### What is needed
Any pictures should be left out; please print exactly the lines between the line with "Output the web" and the line with "const yTitle = 'PORCENTAJE';", inclusive.

━━━━━━━━━━━━━━━━━━━━━━━━━━━━━━

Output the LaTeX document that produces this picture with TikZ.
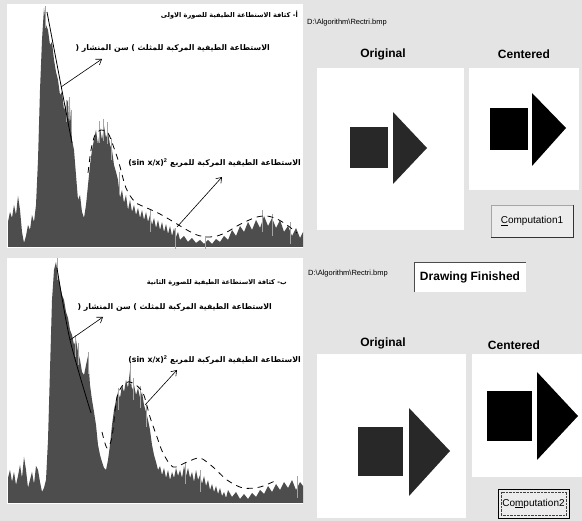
\documentclass[tikz,border=0pt]{standalone}
\usepackage{fontspec}
\setmainfont{Liberation Sans}
\newfontfamily\arabicfont[Script=Arabic]{DejaVu Sans}
\TeXXeTstate=1
\usepackage{tikz}
\usetikzlibrary{arrows.meta, positioning}

\definecolor{winbg}{RGB}{228,228,228}
\definecolor{histgray}{RGB}{77,77,77}
\definecolor{spikegray}{RGB}{165,165,165}
\definecolor{btnface}{RGB}{236,236,236}
\definecolor{origdark}{RGB}{40,40,40}

\begin{document}
\begin{tikzpicture}[
    x=1pt, y=-1pt,
    panel/.style={
        fill=white,
        anchor=north west,
        inner sep=0pt
    },
    hist/.style={
        fill=histgray
    },
    spike/.style={
        draw=spikegray,
        line width=0.7pt
    },
    envelope/.style={
        draw=black,
        line width=0.8pt
    },
    dashenv/.style={
        draw=black,
        line width=0.8pt,
        dash pattern=on 6pt off 5pt
    },
    pointer/.style={
        -{Straight Barb[length=5pt, width=7pt]},
        draw=black,
        line width=0.6pt
    },
    artitle/.style={
        font=\arabicfont\bfseries\fontsize{6.6}{8}\selectfont,
        inner sep=0pt,
        anchor=east
    },
    arlabel/.style={
        font=\arabicfont\bfseries\fontsize{7.8}{9}\selectfont,
        inner sep=0pt,
        anchor=east
    },
    filepath/.style={
        font=\fontsize{7.5}{9}\selectfont,
        inner sep=0pt,
        anchor=west
    },
    heading/.style={
        font=\bfseries\fontsize{12}{14}\selectfont,
        inner sep=0pt
    },
    winbutton/.style={
        draw=gray!70,
        fill=btnface,
        font=\fontsize{10}{12}\selectfont,
        inner sep=0pt
    }
]

% Background and bounding box
\useasboundingbox (0,0) rectangle (582,521);
\fill[winbg] (0,0) rectangle (582,521);

% Left panels
\node (plotA) [panel, minimum width=296pt, minimum height=244pt] at (7,4) {};
\node (plotB) [panel, minimum width=296pt, minimum height=246pt] at (7,258) {};

% Spectrum of the first image
\fill[hist] plot coordinates {(8,247) (8,222) (10,212) (12,218) (14,205) (16,215) (18,196) (20,210)
    (22,232) (24,243) (26,236) (28,225) (30,230) (32,215) (34,222) (36,205) (38,160) (40,90)
    (42,40) (44,8) (46,25) (48,30) (50,45) (52,42) (54,60) (56,72) (58,80) (60,95) (62,92)
    (64,110) (66,105) (68,100) (69,125) (70,108) (72,140) (74,150) (76,175) (78,200) (80,195)
    (82,212) (84,218) (86,205) (88,185) (90,165) (92,150) (94,140) (96,130) (98,145) (100,128)
    (102,140) (104,126) (106,138) (108,132) (110,145) (112,150) (114,165) (116,172) (118,180)
    (120,198) (122,190) (124,203) (126,195) (128,210) (130,200) (132,212) (134,205) (136,215)
    (138,208) (140,218) (142,210) (144,220) (146,212) (148,222) (150,215) (152,225) (154,218)
    (156,228) (158,220) (160,230) (162,222) (164,232) (166,224) (168,234) (170,226) (172,236)
    (174,228) (176,237) (178,232) (180,240) (184,236) (188,242) (192,238) (196,243) (200,240)
    (204,244) (208,240) (212,244) (216,239) (220,242) (224,236) (228,240) (232,230) (236,236)
    (240,226) (244,232) (248,222) (252,230) (256,220) (260,228) (264,216) (268,226) (272,218)
    (276,228) (280,220) (284,232) (288,226) (292,236) (296,228) (300,238) (303,232) (303,247)} -- cycle;
\begin{scope}
    \clip (plotA.north west) rectangle (plotA.south east);
    \foreach \x/\y in {45/6, 66/100, 69/97, 71/110, 99/121, 103/119, 107/122, 111/138, 119/172,
        150/210, 175/228, 205/236, 262/210, 272/214, 290/222}
        \draw[spike] (\x,\y) -- ++(0,22);
\end{scope}

% Spectrum of the second image
\fill[hist] plot coordinates {(8,503) (8,478) (10,470) (12,482) (14,472) (16,485) (18,476) (20,465)
    (22,478) (24,457) (26,470) (28,488) (30,480) (32,472) (34,484) (36,466) (38,470) (40,482)
    (42,492) (44,488) (46,480) (48,440) (50,370) (52,300) (54,270) (56,262) (58,275) (60,285)
    (62,295) (64,300) (66,312) (68,318) (70,330) (72,335) (74,345) (76,340) (78,352) (80,360)
    (82,372) (84,375) (86,365) (88,356) (90,385) (92,400) (94,412) (96,425) (98,445) (100,455)
    (102,462) (104,468) (106,470) (108,460) (110,445) (112,425) (114,410) (116,400) (118,392)
    (120,398) (122,385) (124,392) (126,380) (128,388) (130,370) (132,390) (134,385) (136,395)
    (138,388) (140,398) (142,392) (144,405) (146,412) (148,420) (150,430) (152,445) (154,455)
    (156,462) (158,470) (160,466) (162,475) (164,468) (166,478) (168,470) (170,480) (172,472)
    (174,478) (176,468) (178,476) (180,470) (182,478) (184,466) (186,476) (188,468) (190,478)
    (192,472) (194,482) (196,470) (198,480) (200,475) (202,484) (204,476) (206,486) (208,480)
    (210,490) (212,484) (214,492) (216,486) (218,494) (220,488) (222,496) (224,492) (226,498)
    (228,490) (232,497) (236,492) (240,499) (244,494) (248,499) (252,493) (256,497) (260,490)
    (264,494) (268,486) (272,492) (276,484) (280,490) (284,482) (288,488) (292,480) (296,490)
    (300,482) (303,486) (303,503)} -- cycle;
\begin{scope}
    \clip (plotB.north west) rectangle (plotB.south east);
    \foreach \x/\y in {57/258, 75/335, 78/343, 88/352, 118/388, 130/362, 133/378, 140/386,
        146/405, 185/462, 200/470, 297/476}
        \draw[spike] (\x,\y) -- ++(0,22);
\end{scope}

% Envelopes
\draw[envelope] (47,12) -- (72,143);
\draw[dashenv] plot[smooth] coordinates {(88,173) (91,150) (95,135) (101,130) (108,133) (114,148)
    (119,163) (126,188) (135,202) (147,208) (158,213) (167,218) (177,224) (187,230) (197,235)
    (207,237) (217,236) (227,232) (237,226) (247,221) (257,217) (267,216) (277,219) (287,225) (297,233)};
\draw[envelope] plot[smooth] coordinates {(57,268) (70,340) (91,413)};
\draw[dashenv] plot[smooth] coordinates {(102,432) (107,448) (112,437) (117,397) (125,383) (133,383)
    (143,393) (150,417) (157,437) (163,453) (173,467) (187,462) (200,458) (213,467) (227,480)
    (243,488) (260,487) (277,480)};

% Labels of the first spectrum
\node (titleA) [artitle] at (298,15) {\beginR أ- كثافة الاستطاعة الطيفية للصورة الاولى\endR};
\node (sawA) [arlabel] at (270,48) {\beginR الاستطاعة الطيفية المركبة للمثلث ) سن المنشار (\endR};
\node (sincA) [arlabel] at (301,163) {\beginR الاستطاعة الطيفية المركبة للمربع \beginL(sin x/x)$^{\mathbf{2}}$\endL\endR};
\coordinate (sawAtail) at (61,87);
\coordinate (sawAhead) at (102,59);
\coordinate (sincAtail) at (177,227);
\coordinate (sincAhead) at (222,177);
\draw[pointer] (sawAtail) -- (sawAhead);
\draw[pointer] (sincAtail) -- (sincAhead);

% Labels of the second spectrum
\node (titleB) [artitle] at (287,283) {\beginR ب- كثافة الاستطاعة الطيفية للصورة الثانية\endR};
\node (sawB) [arlabel] at (272,307) {\beginR الاستطاعة الطيفية المركبة للمثلث ) سن المنشار (\endR};
\node (sincB) [arlabel] at (301,360) {\beginR الاستطاعة الطيفية المركبة للمربع \beginL(sin x/x)$^{\mathbf{2}}$\endL\endR};
\coordinate (sawBtail) at (70,340);
\coordinate (sawBhead) at (103,317);
\coordinate (sincBtail) at (145,405);
\coordinate (sincBhead) at (177,370);
\draw[pointer] (sawBtail) -- (sawBhead);
\draw[pointer] (sincBtail) -- (sincBhead);

% First image: original and centered
\node (pathA) [filepath] at (307,23) {D:\textbackslash Algorithm\textbackslash Rectri.bmp};
\node (origA) [heading] at (383,54) {Original};
\node (centA) [heading] at (524,54) {Centered};
\node (origAbox) [panel, minimum width=147pt, minimum height=162pt] at (317,68) {};
\node (centAbox) [panel, minimum width=110pt, minimum height=122pt] at (469,68) {};
\fill[origdark] (350,127) rectangle (388,168);
\fill[origdark] (393,112) -- (427,148) -- (393,184) -- cycle;
\fill[black] (490,108) rectangle (528,150);
\fill[black] (532,93) -- (566,128) -- (532,166) -- cycle;
\node (btnA) [winbutton, minimum width=82pt, minimum height=32pt] at (532,221) {\underline{C}omputation1};
\draw[gray!40!black] (btnA.south west) -| (btnA.north east);

% Second image: original and centered
\node (pathB) [filepath] at (308,274) {D:\textbackslash Algorithm\textbackslash Rectri.bmp};
\node (status) [fill=white, minimum width=111pt, minimum height=30pt, inner sep=0pt,
    font=\bfseries\fontsize{12}{14}\selectfont] at (470,277) {Drawing Finished};
\draw[gray!60!black] (status.south west) |- (status.north east);
\node (origB) [heading] at (383,343) {Original};
\node (centB) [heading] at (514,345) {Centered};
\node (origBbox) [panel, minimum width=149pt, minimum height=164pt] at (317,354) {};
\node (centBbox) [panel, minimum width=110pt, minimum height=123pt] at (472,354) {};
\fill[origdark] (358,427) rectangle (403,476);
\fill[origdark] (409,408) -- (450,451) -- (409,496) -- cycle;
\fill[black] (487,391) rectangle (532,441);
\fill[black] (537,372) -- (578,416) -- (537,460) -- cycle;
\node (btnB) [winbutton, draw=black, minimum width=71pt, minimum height=29pt] at (533.5,503.5) {Co\underline{m}putation2};
\draw[densely dotted, gray!50!black] ([shift={(3,3)}]btnB.north west) rectangle ([shift={(-3,-3)}]btnB.south east);

\end{tikzpicture}
\end{document}
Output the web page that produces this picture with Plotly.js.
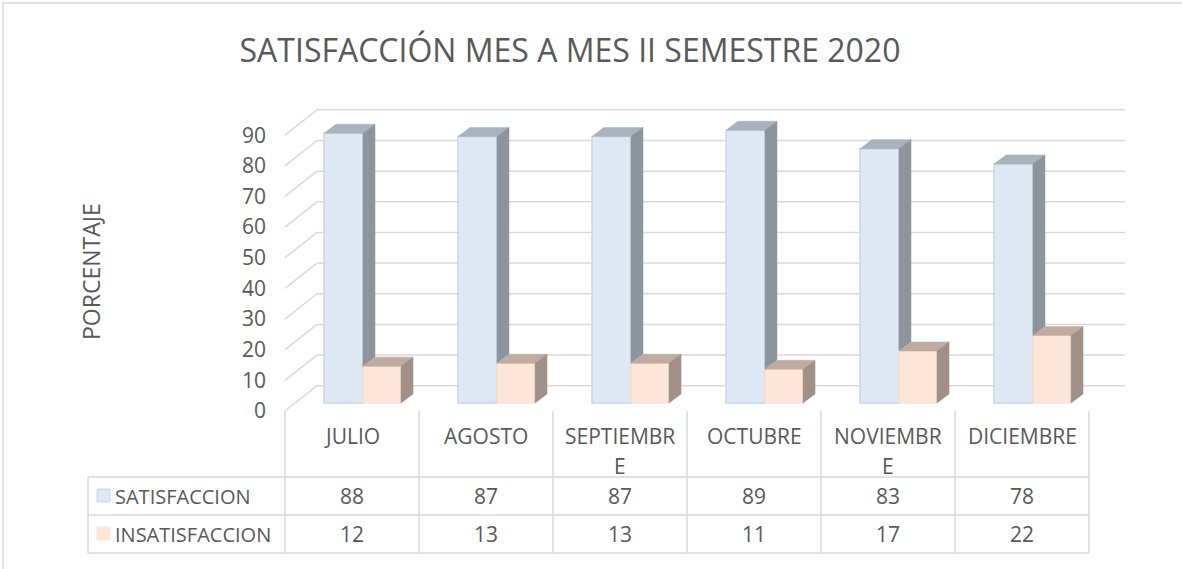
<!DOCTYPE html>
<html>
<head>
<meta charset="utf-8">
<script src="https://cdn.plot.ly/plotly-3.0.1.min.js"></script>
<style>html,body{margin:0;padding:0;background:#fff;}#chart{width:1182px;height:569px;}</style>
</head>
<body>
<div id="chart"></div>
<script>
// ---- data ----
const months = ['JULIO','AGOSTO','SEPTIEMBRE','OCTUBRE','NOVIEMBRE','DICIEMBRE'];
const satisfaccion = [88, 87, 87, 89, 83, 78];
const insatisfaccion = [12, 13, 13, 11, 17, 22];
const seriesNames = ['SATISFACCION', 'INSATISFACCION'];
const yTicks = [0, 10, 20, 30, 40, 50, 60, 70, 80, 90];
const chartTitle = 'SATISFACCIÓN MES A MES II SEMESTRE 2020';
const yTitle = 'PORCENTAJE';

// ---- geometry / style ----
const W = 1182, H = 569;
const M = {l: 285, r: 93, t: 100, b: 158};
const plotW = W - M.l - M.r, plotH = H - M.t - M.b;
const pxPerY = 3.065;
const yMax = plotH / pxPerY;
const nCat = months.length;
const pxPerX = plotW / nCat;
const DX = 32 / pxPerX, DY = 25.3 / pxPerY;     // back wall depth
const BASE = 2.6;                                 // bar floor offset
const bdx = 12 / pxPerX, bdy = 9 / pxPerY;        // bar depth
const satOff = -0.209, satW = 0.291, insOff = 0.082, insW = 0.284;
const TXT = '#595959', GRID = '#D9D9D9';
const FONT = '"Open Sans", "DejaVu Sans", sans-serif';
const TFS = 21; // table font size
const C = {
  satFront: '#DEE8F5', satEdge: '#C9D6E8', satTop: '#A8B3BD', satSide: '#8C959E',
  insFront: '#FDE5D8', insEdge: '#F8DCCB', insTop: '#BFAB9F', insSide: '#A19087'
};

const xp = x => (x + 0.5) / nCat;          // data x -> paper
const yp = y => y / yMax;                   // data y -> paper
const pxX = X => (X - M.l) / plotW;         // pixel -> paper
const pxY = Y => (H - M.b - Y) / plotH;

// wrap a label by measured width (like a spreadsheet cell)
const cv = document.createElement('canvas').getContext('2d');
cv.font = TFS + 'px "Open Sans"';
function wrapLabel(s, maxW) {
  const lines = [];
  let cur = '';
  for (const ch of s) {
    if (cv.measureText(cur + ch).width > maxW && cur) { lines.push(cur); cur = ch; }
    else cur += ch;
  }
  lines.push(cur);
  return lines;
}

// ---- face polygons ----
function polys(builder) {
  const xs = [], ys = [];
  months.forEach((m, i) => {
    builder(i).forEach(p => { xs.push(p[0]); ys.push(p[1]); });
    xs.push(null); ys.push(null);
  });
  return {xs, ys};
}
const satTop = polys(i => {
  const x0 = i + satOff, x1 = x0 + satW, y = BASE + satisfaccion[i];
  return [[x0, y], [x0 + bdx, y + bdy], [x1 + bdx, y + bdy], [x1, y], [x0, y]];
});
const satSide = polys(i => {
  const x1 = i + satOff + satW, y0 = BASE + insatisfaccion[i], y1 = BASE + satisfaccion[i];
  return [[x1, y0], [x1 + bdx, y0 + bdy], [x1 + bdx, y1 + bdy], [x1, y1], [x1, y0]];
});
const insTop = polys(i => {
  const x0 = i + insOff, x1 = x0 + insW, y = BASE + insatisfaccion[i];
  return [[x0, y], [x0 + bdx, y + bdy], [x1 + bdx, y + bdy], [x1, y], [x0, y]];
});
const insSide = polys(i => {
  const x1 = i + insOff + insW, y1 = BASE + insatisfaccion[i];
  return [[x1, BASE], [x1 + bdx, BASE + bdy], [x1 + bdx, y1 + bdy], [x1, y1], [x1, BASE]];
});
function face(p, color) {
  return {type: 'scatter', mode: 'lines', x: p.xs, y: p.ys, fill: 'toself',
    fillcolor: color, line: {color: color, width: 0.5}, hoverinfo: 'skip',
    showlegend: false, cliponaxis: false, connectgaps: false};
}
const xIdx = months.map((m, i) => i);

const traces = [
  {type: 'bar', x: xIdx, y: satisfaccion, base: BASE, offset: satOff, width: satW,
   marker: {color: C.satFront, line: {color: C.satEdge, width: 1.5}}, name: seriesNames[0], hoverinfo: 'skip'},
  face(satTop, C.satTop),
  face(satSide, C.satSide),
  {type: 'bar', x: xIdx, y: insatisfaccion, base: BASE, offset: insOff, width: insW,
   marker: {color: C.insFront, line: {color: C.insEdge, width: 1}}, name: seriesNames[1], hoverinfo: 'skip'},
  face(insTop, C.insTop),
  face(insSide, C.insSide)
];

// ---- shapes: walls, table, frame ----
const shapes = [];
const line = (x0, y0, x1, y1, color, width, layer) => ({type: 'line', xref: 'paper', yref: 'paper',
  x0, y0, x1, y1, line: {color: color || GRID, width: width || 1.5}, layer: layer || 'below'});
yTicks.forEach(v => {
  shapes.push(line(xp(-0.5 + DX), yp(v + DY), xp(nCat - 0.5 + DX + 0.03), yp(v + DY)));
  shapes.push(line(xp(-0.5), yp(v), xp(-0.5 + DX), yp(v + DY)));
});
// table
const rowY = [411, 477, 515, 553];
for (let i = 0; i <= nCat; i++) {
  shapes.push(line(xp(i - 0.5), pxY(rowY[0]), xp(i - 0.5), pxY(rowY[3]), GRID, 1.5, 'above'));
}
[1, 2, 3].forEach(k => shapes.push(line(pxX(88), pxY(rowY[k]), xp(nCat - 0.5), pxY(rowY[k]), GRID, 1.5, 'above')));
shapes.push(line(pxX(88), pxY(rowY[1]), pxX(88), pxY(rowY[3]), GRID, 1.5, 'above'));
// legend keys
[[C.satFront, C.satEdge, 496], [C.insFront, C.insFront, 534]].forEach(k => {
  shapes.push({type: 'rect', xref: 'paper', yref: 'paper', x0: pxX(97), x1: pxX(110),
    y0: pxY(k[2] - 7), y1: pxY(k[2] + 6), fillcolor: k[0], line: {color: k[1], width: 1}, layer: 'above'});
});
// chart frame
shapes.push({type: 'rect', xref: 'paper', yref: 'paper', x0: pxX(3), x1: pxX(W + 5), y0: pxY(3), y1: pxY(H + 5),
  line: {color: GRID, width: 1.5}, fillcolor: 'rgba(0,0,0,0)', layer: 'below'});

// ---- annotations: table text, axis title ----
const ann = [];
const font = s => ({family: FONT, size: s, color: TXT});
months.forEach((m, i) => {
  wrapLabel(m, pxPerX - 20).forEach((p, k) => ann.push({xref: 'x', yref: 'paper', x: i, y: pxY(436 + 30 * k), text: p,
    showarrow: false, xanchor: 'center', yanchor: 'middle', font: font(TFS)}));
  ann.push({xref: 'x', yref: 'paper', x: i, y: pxY(496), text: String(satisfaccion[i]), showarrow: false,
    xanchor: 'center', yanchor: 'middle', font: font(TFS)});
  ann.push({xref: 'x', yref: 'paper', x: i, y: pxY(534), text: String(insatisfaccion[i]), showarrow: false,
    xanchor: 'center', yanchor: 'middle', font: font(TFS)});
});
seriesNames.forEach((s, k) => ann.push({xref: 'paper', yref: 'paper', x: pxX(113), y: pxY(k ? 534 : 496), text: s,
  showarrow: false, xanchor: 'left', yanchor: 'middle', font: font(20)}));
ann.push({xref: 'paper', yref: 'paper', x: pxX(91), y: pxY(272), text: yTitle, textangle: -90,
  showarrow: false, xanchor: 'center', yanchor: 'middle', font: font(23)});

const layout = {
  width: W, height: H, margin: M, paper_bgcolor: '#fff', plot_bgcolor: 'rgba(0,0,0,0)',
  showlegend: false, barmode: 'overlay',
  title: {text: chartTitle, x: 570 / W, xanchor: 'center', y: 1 - 51 / H, yanchor: 'middle',
    font: {family: FONT, size: 32, color: TXT}},
  xaxis: {range: [-0.5, nCat - 0.5], visible: false, fixedrange: true},
  yaxis: {range: [0, yMax], tickvals: yTicks, ticktext: yTicks.map(String), showgrid: false, zeroline: false,
    showline: false, ticks: '', ticklabelstandoff: 18, tickfont: font(21), fixedrange: true},
  shapes, annotations: ann
};
Plotly.newPlot('chart', traces, layout, {displayModeBar: false, staticPlot: true});
</script>
</body>
</html>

━━━━━━━━━━━━━━━━━━━━━━━━━━━━━━

### Exercise solution
Output the web page that produces this picture with Plotly.js.
<!DOCTYPE html>
<html>
<head>
<meta charset="utf-8">
<script src="https://cdn.plot.ly/plotly-3.0.1.min.js"></script>
<style>html,body{margin:0;padding:0;background:#fff;}#chart{width:1182px;height:569px;}</style>
</head>
<body>
<div id="chart"></div>
<script>
// ---- data ----
const months = ['JULIO','AGOSTO','SEPTIEMBRE','OCTUBRE','NOVIEMBRE','DICIEMBRE'];
const satisfaccion = [88, 87, 87, 89, 83, 78];
const insatisfaccion = [12, 13, 13, 11, 17, 22];
const seriesNames = ['SATISFACCION', 'INSATISFACCION'];
const yTicks = [0, 10, 20, 30, 40, 50, 60, 70, 80, 90];
const chartTitle = 'SATISFACCIÓN MES A MES II SEMESTRE 2020';
const yTitle = 'PORCENTAJE';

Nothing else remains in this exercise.